Hampshire (UK) based blues-rock machine SUGARMAN SAM & THE VOODOO MEN are intent on bringing the incisive and explosive authenticity of the blues sounds of the 1960s and 1970s back into our living rooms.
Their follow-up to the 2014 “Some Kind of Voodoo” E.P is Record Store Education.
This includes 9 well gigged songs that were laid down in ultra-fast time. The band gave themselves the kinda time pressure that means that this album sounds as if it is recorded largely live. Because of the time constraints involved, this is surprisingly healthy, fresh and immediate.
The ingenious blues-derived heavy rock number “Blues my Shining Light” launches this super album.
This has Hendrix written all over it. And drawn in the margins, too.
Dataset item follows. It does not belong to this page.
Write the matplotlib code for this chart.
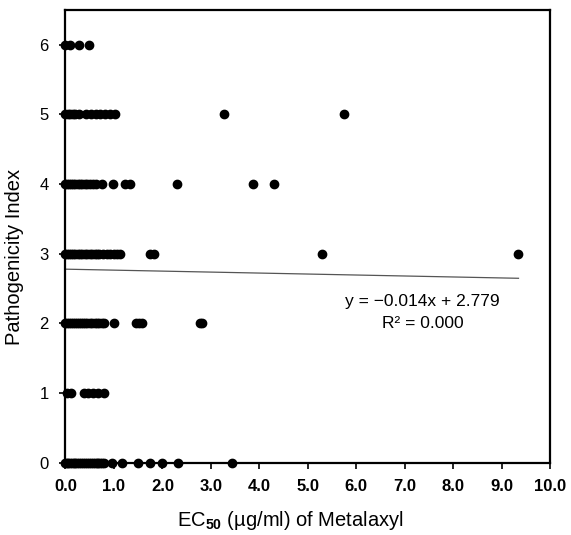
import numpy as np
import matplotlib
matplotlib.use('Agg')
import matplotlib.pyplot as plt

plt.rcParams['font.family'] = ['Liberation Sans', 'DejaVu Sans']
plt.rcParams['mathtext.fontset'] = 'custom'
plt.rcParams['mathtext.rm'] = 'Liberation Sans'
plt.rcParams['mathtext.bf'] = 'Liberation Sans:bold'

# EC50 values (x) grouped by pathogenicity index (y)
ec50_idx0 = [0.0, 0.03, 0.06, 0.1, 0.13, 0.17, 0.2, 0.24, 0.28, 0.32, 0.36, 0.4,
             0.44, 0.48, 0.52, 0.56, 0.6, 0.64, 0.68, 0.72, 0.76, 0.8,
             0.95, 1.16, 1.49, 1.74, 1.99, 2.33, 3.43]
ec50_idx1 = [0.04, 0.12, 0.39, 0.47, 0.57, 0.68, 0.8]
ec50_idx2 = [0.0, 0.04, 0.08, 0.12, 0.16, 0.2, 0.24, 0.28, 0.32, 0.36, 0.4, 0.45,
             0.5, 0.55, 0.6, 0.65, 0.7, 0.76, 0.8, 1.01, 1.45, 1.52, 1.58, 2.77, 2.81]
ec50_idx3 = [0.0, 0.04, 0.08, 0.12, 0.16, 0.2, 0.25, 0.3, 0.35, 0.4, 0.45, 0.5,
             0.55, 0.6, 0.65, 0.7, 0.78, 0.85, 0.92, 1.0, 1.07, 1.13, 1.75, 1.82,
             5.29, 9.35]
ec50_idx4 = [0.0, 0.04, 0.08, 0.12, 0.16, 0.2, 0.25, 0.3, 0.35, 0.4, 0.45, 0.5,
             0.56, 0.62, 0.75, 0.99, 1.23, 1.33, 2.31, 3.86, 4.3]
ec50_idx5 = [0.0, 0.05, 0.1, 0.15, 0.2, 0.27, 0.42, 0.52, 0.62, 0.72, 0.82, 0.92,
             1.02, 3.27, 5.75]
ec50_idx6 = [0.0, 0.09, 0.28, 0.49]

groups = [ec50_idx0, ec50_idx1, ec50_idx2, ec50_idx3, ec50_idx4, ec50_idx5, ec50_idx6]

# linear trend from the figure
slope, intercept = -0.014, 2.779
fit_x = [0.0, 9.35]

fig = plt.figure(figsize=(5.71, 5.35), dpi=100)
ax = fig.add_axes([0.1147, 0.1351, 0.8485, 0.8462])

for idx, xs in enumerate(groups):
    ax.plot(xs, [idx] * len(xs), 'o', color='black', ms=6, clip_on=False)

fx = np.array(fit_x)
ax.plot(fx, slope * fx + intercept, color='#555555', lw=0.9)

ax.text(7.37, 2.32, 'y = \u22120.014x + 2.779', ha='center', va='center', fontsize=12.5)
ax.text(7.37, 2.0, 'R\u00b2 = 0.000', ha='center', va='center', fontsize=12.5)

ax.set_xlim(0, 10)
ax.set_ylim(0, 6.5)
ax.set_xticks(np.arange(0, 11, 1))
ax.set_xticklabels([f'{v:.1f}' for v in range(11)], fontweight='bold')
ax.set_yticks(range(7))
ax.tick_params(direction='out', length=4, width=1.2, labelsize=12)
ax.tick_params(axis='x', pad=8)
ax.tick_params(axis='y', pad=8)
for s in ax.spines.values():
    s.set_linewidth(1.6)

ax.set_xlabel(r'EC$_{\mathbf{50}}$ (\u00b5g/ml) of Metalaxyl'.replace('\\u00b5', '\u00b5'),
              fontsize=14.5)
ax.set_ylabel('Pathogenicity Index', fontsize=14.5)
ax.xaxis.set_label_coords(0.463, -0.102)
ax.yaxis.set_label_coords(-0.086, 0.454)

fig.savefig('out.png', dpi=100)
The voice is broad-shouldered and hardy and the keys are jewel-like.
This is a stomping sweet riff-maker. And a dauntless, high-strung and eager start.
“Some Kind of Voodoo” is a little more traditional. With a simple and agile rhythm at its heart.
The drums on this number are shrewd and penetrating and feed into the liquid guitar grooves like appetizing acid peel.
For those who have a hankering for Jeff Beck, try “Blues Deluxe” with smouldering licks of guitar, drawling vocals from Sam that seem to swelter with passion and the same kind of technical guitar proficiency we might expect from Bonamassa.
“Stone Cold Man” is a sturdy buzzer. A true rock ‘n’ roll trailblazer.
The keys are cleverly honky-tonked by Paul McCormick…
And the waves of guitar-power fill the speakers like thriving, blurred alchemical clouds. Magic!
After the effectively snappy “Runaway Rage” the album concludes with the cover of Cream’s “Sunshine of Your Love.” Perhaps the least effective track here, the psychedelia seems kinda out of context on this album, which is, after all, packed to the gunwales with authentic and original blues-rock.
Besides, who can do it better than Jack Bruce, Eric Clapton and Ginger Baker? (Yes, and with Pete Brown.)
Well Sugarman Sam almost can… The band give this all they’ve got. And, to be fair, it is a splendid result. I suppose playing out on “Sunshine…” makes a really big impression … But ain’t this just showing off?
This is an incredibly impressive blues-rock album. Played with sure-handed skill.
It shows that a group of zealous talents, leveraging a large amount of effort and demonstrating some natural virtue and painstaking endurance, can still make an exceedingly fine album without the need to spend exorbitant amounts of money, or sell their soul via various PR driven urges.